The EU’s ambition to curtail its dependence on imported fossil fuels and shift to a more sustainable energy system is clear, with a goal of harnessing 420 GW of wind energy by 2030, a significant leap from its current 200 GW capacity. However, the wind industry currently faces challenges that jeopardize these aspirations. Specifically, Chinese turbine manufacturers, with their cost-competitive offerings, looser standards and unconventional financing terms, have begun making inroads in Europe, raising concerns over the origin of Europe’s future wind energy infrastructure.
Blanco, who has held significant roles in the wind industry, remarked on his appointment, “Wind energy is Europe’s triumph. It promises employment for 450,000 Europeans by 2030. Yet, the EU’s wind equipment manufacturers face intense pressures.” Blanco stressed the urgency for the “Wind Power Package” to expedite permitting, refine auction structures for wind energy, and bolster EU’s manufacturing and supply chains. He warned that without such efforts, the EU risks compromising its energy security and economic resilience.

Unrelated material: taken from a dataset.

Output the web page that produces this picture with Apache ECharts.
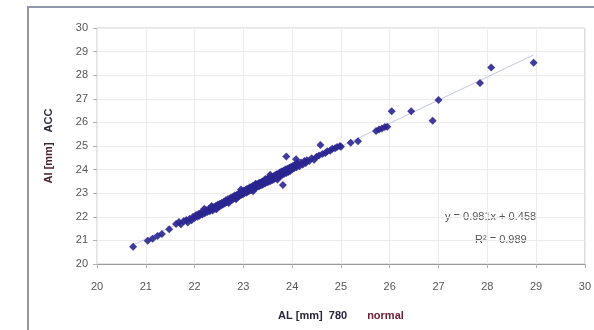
<!DOCTYPE html>
<html>
<head>
<meta charset="utf-8">
<script src="https://cdn.jsdelivr.net/npm/echarts@6/dist/echarts.min.js"></script>
<style>
  html, body { margin: 0; padding: 0; background: #fff; }
  #chart { width: 594px; height: 330px; }
</style>
</head>
<body>
<div id="chart"></div>
<script>
// AL (x) and AI (y) values, in mm
const alValues = [
  20.74, 21.04, 21.14, 21.24, 21.33, 21.48,
  21.62, 21.68, 21.72, 21.78, 21.83, 21.86, 21.90, 21.94, 21.97, 22.00, 22.03, 22.06,
  22.08, 22.10, 22.13, 22.16, 22.19, 22.21, 22.24, 22.26, 22.29, 22.31, 22.33, 22.35,
  22.37, 22.40, 22.42, 22.44, 22.46, 22.48, 22.50, 22.52, 22.54, 22.56,
  22.58, 22.60, 22.62, 22.64, 22.66, 22.68, 22.70, 22.72, 22.73, 22.75, 22.77, 22.79,
  22.80, 22.82, 22.84, 22.86, 22.87, 22.89, 22.90, 22.92, 22.93, 22.95, 22.96, 22.98,
  22.99, 23.00, 23.01, 23.03,
  23.04, 23.06, 23.07, 23.09, 23.10, 23.12, 23.13, 23.15, 23.16, 23.18, 23.19, 23.21,
  23.22, 23.24, 23.25, 23.27, 23.28, 23.30, 23.31, 23.33, 23.34, 23.36, 23.37, 23.39,
  23.40, 23.42, 23.43, 23.45, 23.47, 23.49,
  23.51, 23.52, 23.54, 23.56, 23.58, 23.60, 23.62, 23.63, 23.65, 23.67, 23.68, 23.70,
  23.72, 23.73, 23.75, 23.77, 23.78, 23.80, 23.81, 23.82, 23.84, 23.86, 23.88, 23.88,
  23.90, 23.92, 23.94, 23.96, 23.98,
  24.00, 24.02, 24.04, 24.06, 24.08, 24.09, 24.12, 24.15, 24.18, 24.22, 24.25, 24.28,
  24.30, 24.35, 24.40, 24.45,
  24.50, 24.55, 24.58, 24.62, 24.68, 24.72, 24.78, 24.82, 24.88, 24.92, 24.98, 25.00,
  25.20, 25.35,
  25.72, 25.78, 25.84, 25.90, 25.95, 26.04, 26.44, 26.88, 27.00, 27.85, 28.08, 28.95,
  22.20, 22.45, 22.70, 22.95, 23.20, 23.45, 23.70, 23.55, 23.25, 22.85, 22.35, 24.10
];
const aiValues = [
  20.73, 20.99, 21.07, 21.19, 21.27, 21.47,
  21.70, 21.78, 21.68, 21.82, 21.86, 21.76, 21.92, 21.85, 22.00, 21.95, 22.08, 22.00,
  22.12, 22.04, 22.18, 22.10, 22.22, 22.15, 22.28, 22.20, 22.33, 22.24, 22.30, 22.38,
  22.27, 22.42, 22.34, 22.47, 22.40, 22.52, 22.44, 22.55, 22.47, 22.60,
  22.52, 22.64, 22.56, 22.70, 22.62, 22.74, 22.66, 22.78, 22.70, 22.82, 22.72, 22.85,
  22.76, 22.90, 22.80, 22.92, 22.84, 22.96, 22.86, 22.99, 22.90, 23.04, 22.93, 23.06,
  22.96, 23.10, 22.99, 23.08,
  23.14, 23.02, 23.18, 23.06, 23.20, 23.10, 23.24, 23.12, 23.26, 23.16, 23.30, 23.18,
  23.32, 23.22, 23.36, 23.25, 23.38, 23.28, 23.42, 23.30, 23.44, 23.34, 23.47, 23.36,
  23.50, 23.40, 23.54, 23.42, 23.58, 23.46,
  23.62, 23.48, 23.65, 23.52, 23.70, 23.56, 23.72, 23.60, 23.76, 23.64, 23.80, 23.68,
  23.84, 23.72, 23.88, 23.74, 23.92, 23.78, 23.35, 23.95, 23.82, 24.00, 24.55, 23.86,
  24.04, 23.90, 24.08, 23.94, 24.12,
  24.02, 24.16, 24.06, 24.20, 24.44, 24.10, 24.24, 24.14, 24.30, 24.22, 24.36, 24.28,
  24.40, 24.36, 24.48, 24.42,
  24.54, 24.60, 25.04, 24.66, 24.70, 24.78, 24.80, 24.88, 24.90, 24.96, 25.00, 24.97,
  25.14, 25.20,
  25.64, 25.70, 25.74, 25.80, 25.82, 26.47, 26.47, 26.07, 26.95, 27.67, 28.33, 28.53,
  22.34, 22.32, 22.58, 23.16, 23.08, 23.60, 23.58, 23.78, 23.40, 22.74, 22.46, 24.28
];
const xTicks = [20, 21, 22, 23, 24, 25, 26, 27, 28, 29, 30];
const yTicks = [20, 21, 22, 23, 24, 25, 26, 27, 28, 29, 30];
// trendline as printed on the chart
const trendSlope = 0.981;
const trendIntercept = 0.458;
const trendRange = [20.74, 28.95];

const points = alValues.map((x, i) => [x, aiValues[i]]);
const trend = trendRange.map(x => [x, trendSlope * x + trendIntercept]);

const chart = echarts.init(document.getElementById('chart'), null, { renderer: 'canvas' });

const axisLabelStyle = { color: '#555', fontFamily: 'Liberation Sans', fontSize: 11 };

chart.setOption({
  animation: false,
  grid: { left: 97, top: 28, right: 4, bottom: 66, show: true, borderColor: '#c8c8c8', borderWidth: 1 },
  xAxis: {
    type: 'value', min: xTicks[0], max: xTicks[xTicks.length - 1], interval: 1,
    name: '{a|AL [mm]  780}      {b|normal}',
    nameLocation: 'middle', nameGap: 46,
    nameTextStyle: {
      rich: {
        a: { color: '#2a2440', fontWeight: 'bold', fontFamily: 'Liberation Sans', fontSize: 11 },
        b: { color: '#6a2035', fontWeight: 'bold', fontFamily: 'Liberation Sans', fontSize: 11 }
      }
    },
    axisLine: { show: true, lineStyle: { color: '#9a9a9a' } },
    axisTick: { show: true, length: 4, lineStyle: { color: '#b0b0b0' } },
    axisLabel: Object.assign({ margin: 17 }, axisLabelStyle),
    splitLine: { show: true, lineStyle: { color: '#ececec' } }
  },
  yAxis: {
    type: 'value', min: yTicks[0], max: yTicks[yTicks.length - 1], interval: 1,
    name: '{a|AI [mm]}   {b|ACC}',
    nameLocation: 'middle', nameGap: 42, nameRotate: 90,
    nameTextStyle: {
      rich: {
        a: { color: '#4a1f30', fontWeight: 'bold', fontFamily: 'Liberation Sans', fontSize: 11 },
        b: { color: '#2a2440', fontWeight: 'bold', fontFamily: 'Liberation Sans', fontSize: 11 }
      }
    },
    axisLine: { show: false },
    axisTick: { show: true, length: 4, lineStyle: { color: '#b0b0b0' } },
    axisLabel: Object.assign({ margin: 9 }, axisLabelStyle),
    splitLine: { show: true, lineStyle: { color: '#ececec' } }
  },
  graphic: [
    {
      type: 'rect', silent: true,
      shape: { x: 28, y: 7, width: 700, height: 500 },
      style: { fill: 'none', stroke: '#8e98ac', lineWidth: 2 }
    },
    {
      type: 'text', left: 445, top: 211, silent: true,
      style: {
        text: 'y = 0.981x + 0.458',
        fill: '#555', font: '11px "Liberation Sans"'
      }
    },
    {
      type: 'text', left: 475, top: 234, silent: true,
      style: {
        text: 'R² = 0.989',
        fill: '#555', font: '11px "Liberation Sans"'
      }
    }
  ],
  series: [
    {
      type: 'line', data: trend, symbol: 'none', silent: true,
      lineStyle: { color: '#c4c4ec', width: 1 }, z: 1
    },
    {
      type: 'scatter', data: points, symbol: 'diamond', symbolSize: 8,
      itemStyle: { color: '#2a2690', opacity: 0.9 }, z: 2
    }
  ]
});
</script>
</body>
</html>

Parres, with over two decades of experience in integrating renewable energies into the grid, highlighted the critical role of electricity grids in Europe’s green transition. He emphasized the need for the EU to double its annual investments in electricity grids. Only by amplifying and streamlining Europe’s grids can the EU truly integrate renewable energy in line with its 2030 targets. The simplification of grid planning processes and clear rules on grid connections were underscored as vital steps in this direction.